The rising trend of digitization in commerce and the increased occurrence of card-not-present fraud were not created by the COVID-19 pandemic. Instead, it would be more accurate to note that those macro trend lines were both already on the move quite notably, and then the coronavirus came along and rapidly intensified the situation. That’s one of the takeaways from a recent PYMNTS panel discussion with Visa’s Director of Global Chip Product Tom Rapkoch, Keyno CEO Robert Steinman and Assistant Vice President of Digital Strategy and Innovation at Michigan State University Federal Credit Union Ben Maxim.
What has changed, Steinman said, is the reality of the pandemic and the radical digital life shifts it has engendered. Those dynamics have made the dangers of fraud far less abstract to consumers. Fraud, he said, is occurring at an unprecedented rate and scale and it was far from a small issue before.
“There’s a lot of people that are financially hurting these days, and fraud is a big deal for them,” Steinman said. “Not having the use of their card for a period of time or access to their credit limits or access to their money — it’s a big deal. Fraud is more than just an inconvenience for cardholders at this moment. And card issuers need to be able to quickly adopt a solution that can help in a big way.”

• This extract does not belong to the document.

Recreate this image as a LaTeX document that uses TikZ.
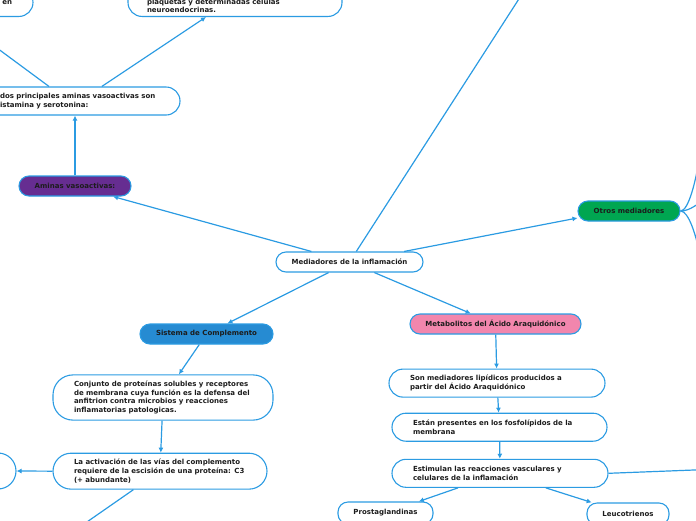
\documentclass[tikz,border=0pt]{standalone}
\usepackage{fontspec}
\setmainfont{DejaVu Sans}
\usetikzlibrary{arrows.meta, positioning}

\definecolor{mapblue}{RGB}{43,155,226}
\definecolor{textdark}{RGB}{28,28,28}
\definecolor{aminpurple}{RGB}{102,45,145}
\definecolor{otrosgreen}{RGB}{0,166,81}
\definecolor{sistblue}{RGB}{38,139,210}
\definecolor{metapink}{RGB}{242,134,173}

\begin{document}
\begin{tikzpicture}[
    x=1pt, y=-1pt,
    font=\fontsize{7}{8.7}\selectfont\bfseries,
    pill/.style={
        draw=mapblue,
        line width=1.1pt,
        rounded corners=10pt,
        minimum height=20pt,
        inner sep=2pt,
        text=textdark
    },
    note/.style={
        draw=mapblue,
        line width=1.1pt,
        rounded corners=14pt,
        align=left,
        inner xsep=21pt,
        inner ysep=6pt,
        minimum height=28pt,
        text=textdark
    },
    arrow/.style={
        -{Latex[length=5pt,width=5pt]},
        draw=mapblue,
        line width=1.2pt
    },
    link/.style={
        draw=mapblue,
        line width=1.2pt
    }
]

\useasboundingbox (0,0) rectangle (696,520);
\clip (0,0) rectangle (696,520);

% centre and first level
\node[pill, minimum width=147pt] (med) at (349.5,262) {Mediadores de la inflamación};

\node[pill, fill=aminpurple, minimum width=112pt] (amin) at (75,186) {Aminas vasoactivas:};
\node[pill, fill=otrosgreen, minimum width=102pt] (otros) at (629,211) {Otros mediadores};
\node[pill, fill=sistblue, minimum width=133pt] (sist) at (206.5,334) {Sistema de Complemento};
\node[pill, fill=metapink, minimum width=171pt] (metab) at (495.5,324) {Metabolitos del Ácido Araquidónico};

% aminas branch
\node[note, inner xsep=20pt, text width=160pt] (aminnote) at (80,101)
    {dos principales aminas vasoactivas son\\istamina y serotonina:};
\node[note, anchor=south, inner xsep=19pt, inner ysep=3.5pt, minimum height=0pt, text width=176pt] (plaq) at (235,17)
    {\rule{0pt}{22pt}plaquetas y determinadas células\\neuroendocrinas.};
\node[note, anchor=south, align=right, minimum width=156pt, text width=114pt, inner ysep=12pt] (topleft) at (-45,17) {en};

% complemento branch
\node[note, rounded corners=20pt, text width=178pt, xshift=1pt] (conj) at (162,397.5)
    {Conjunto de proteínas solubles y receptores\\de membrana cuya función es la defensa del\\anfitrion contra microbios y reacciones\\inflamatorias patologicas.};
\node[note, rounded corners=18pt, text width=172pt, below=32pt of conj, xshift=-3pt] (activ)
    {La activación de las vías del complemento\\requiere de la escisión de una proteína: C3\\(+ abundante)};
\node[note, rounded corners=18pt, minimum width=80pt, minimum height=36pt] (leftnote) at (-24,471) {};

% araquidonico branch
\node[note, text width=174pt, below=34pt of metab, xshift=1.5pt] (son)
    {Son mediadores lipídicos producidos a\\partir del Ácido Araquidónico};
\node[note, text width=173pt, below=15pt of son, xshift=2.5pt] (estan)
    {Están presentes en los fosfolípidos de la\\membrana};
\node[note, text width=174pt, below=17pt of estan, xshift=0.5pt] (estim)
    {Estimulan las reacciones vasculares y\\celulares de la inflamación};

\node[pill, minimum width=95pt, minimum height=22pt] (prosta) at (385.5,513) {Prostaglandinas};
\node[pill, minimum width=82pt, minimum height=22pt] (leuco) at (628,514) {Leucotrienos};

% free ends beyond the frame
\coordinate (upend) at (544,-40);
\coordinate (downend) at (61,540);
\coordinate (rightend) at (720,469);
\coordinate (otrostop) at (699,160);
\coordinate (otrosmid) at (706,199);
\coordinate (otrosbot) at (700,255);

\draw[arrow] (med) -- (amin);
\draw[arrow] (med) -- (upend);
\draw[arrow] (med) -- ([yshift=-7pt]otros.west);
\draw[arrow] (med) -- (sist);
\draw[arrow] (med) -- (metab);

\draw[arrow] (amin.north) -- (amin.north |- aminnote.south);
\draw[arrow] (aminnote) -- ([xshift=-29pt]plaq.south);
\draw[arrow] ([xshift=-31pt]aminnote.north) -- (topleft.south);

\draw[link] (otros.east) .. controls +(8,0) and +(-3,20) .. (otrostop);
\draw[link] (otros.east) .. controls +(10,0) and +(-8,4) .. (otrosmid);
\draw[link] (otros.east) .. controls +(8,0) and +(-4,-20) .. (otrosbot);

\draw[arrow] (sist) -- (conj);
\draw[arrow] (conj) -- (activ);
\draw[arrow] (activ.west) -- (leftnote.east);
\draw[arrow] (activ) -- (downend);

\draw[arrow] (metab) -- (son);
\draw[arrow] (son) -- (estan);
\draw[arrow] (estan) -- (estim);
\draw[arrow] (estim.east) -- (rightend);
\draw[arrow] (estim) -- (prosta);
\draw[arrow] (estim) -- (leuco);

\end{tikzpicture}
\end{document}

It is just such a solution that the MSUFCU is announcing it is piloting today (Nov. 17). Powered by Visa’s dynamic card verification value 2 (dCVV2) technology and powered by Keyno’s turnkey implementation technology, the credit union is looking to pioneer a simple security upgrade that it believes will help reverse the onslaught from CNP fraudsters coming at them. It is replacing the static three-digit security code that has become a verification standard for online transactions with a digital CVV that changes periodically.
How It Will Work
While dCVV2 was designed to be used in a variety of contexts such around authenticating and validating digital CVV service in remote commerce contexts, the use case that MSUFCU and Keyno are exploring is the “generate function” within dCVV2 that essentially replaces the old static CVV code that is forever wedded to a credit card and replaces it with a digital CVV Visa will generate occasionally.
To gain access to that code, consumers will no longer look at the back of their cards, but instead log into a mobile app to get their digital CVV to enter in during an online transaction. That number will function in exactly the same way as its static counterpart. The mobile app, incidentally, can be a standalone app dedicated to that single purpose or the dCVV2 generator can be built directly into an issuer’s mobile app for its card — Keyno’s integration leaves it up to the issuer which way they want to do it.
According to their early consumer surveys so far, MSUFCU’s Ben Maxim said, consumers are showing a slight early preference for the service within a dedicated mobile app. However, he notes that is an area they will be watching closely over the course of the three-month pilot currently underway to understand where and how the service should ultimately be deployed.
But beyond those details, Visa’s Tom Rapkoch said, what the ever-shifting dCVV2 code does is strengthen the security inherent in using the CVV code as an authentication mechanism.
“What we can see with just the advent of dynamic data over static data is an opportunity to really ameliorate fraud,” Rapkoch said. “We think that [is] definitely going to be at play here. It is fairly early in this so we don’t have numbers that we can give yet, but we do see evidence that this is something that can help really start to mitigate fraud.”
What Comes Next
Dynamic CVV2 can ameliorate fraud, but is not a silver bullet meant to replace any part of the fraud architecture. If the world has learned anything in the last half-year or so, the panelists agree, it is the absolute necessity of offering layered responses to fraud in an attempt to weave a dense enough web to catch the vast majority of fraudsters in their many various attempts. But dCVV2, they believe, will have the capacity to be an important element of a layered system that will be able to spot fraud before it gets off the ground — in a way that requires minimal change from the consumers, ease of implementation for the issuer and ease of use for the merchant. It is why, Steinman said, MSUFCU is their first rollout of dCVV2 going forward, but far from its last as they will be announcing with several financial institutions as 2021 is getting off the ground.
Because, as Maxim said, for financial institutions (FIs) in general and credit unions in particular, the goal is to serve the members better in terms of keeping them safe, but in a way that isn’t filled with complexity for that customer. Making sure the member is secure in their financial life is absolutely critical — there is more to managing a member relationship than simply securing it. But by securing it, Maxim said they can ultimately pursue other aspects of the customer experience.
“As a credit union, we’re responsible for taking care of our members and their finances and our finances as an institution. And for every dollar we can save on fraud loss we can invest in somewhere else, either in our members, in our services [or] the innovations that we’re trying to come up with. So we’re looking at this as a solution that will help us put less money in that fraud loss category and more into the other things more beneficial to our members directly.”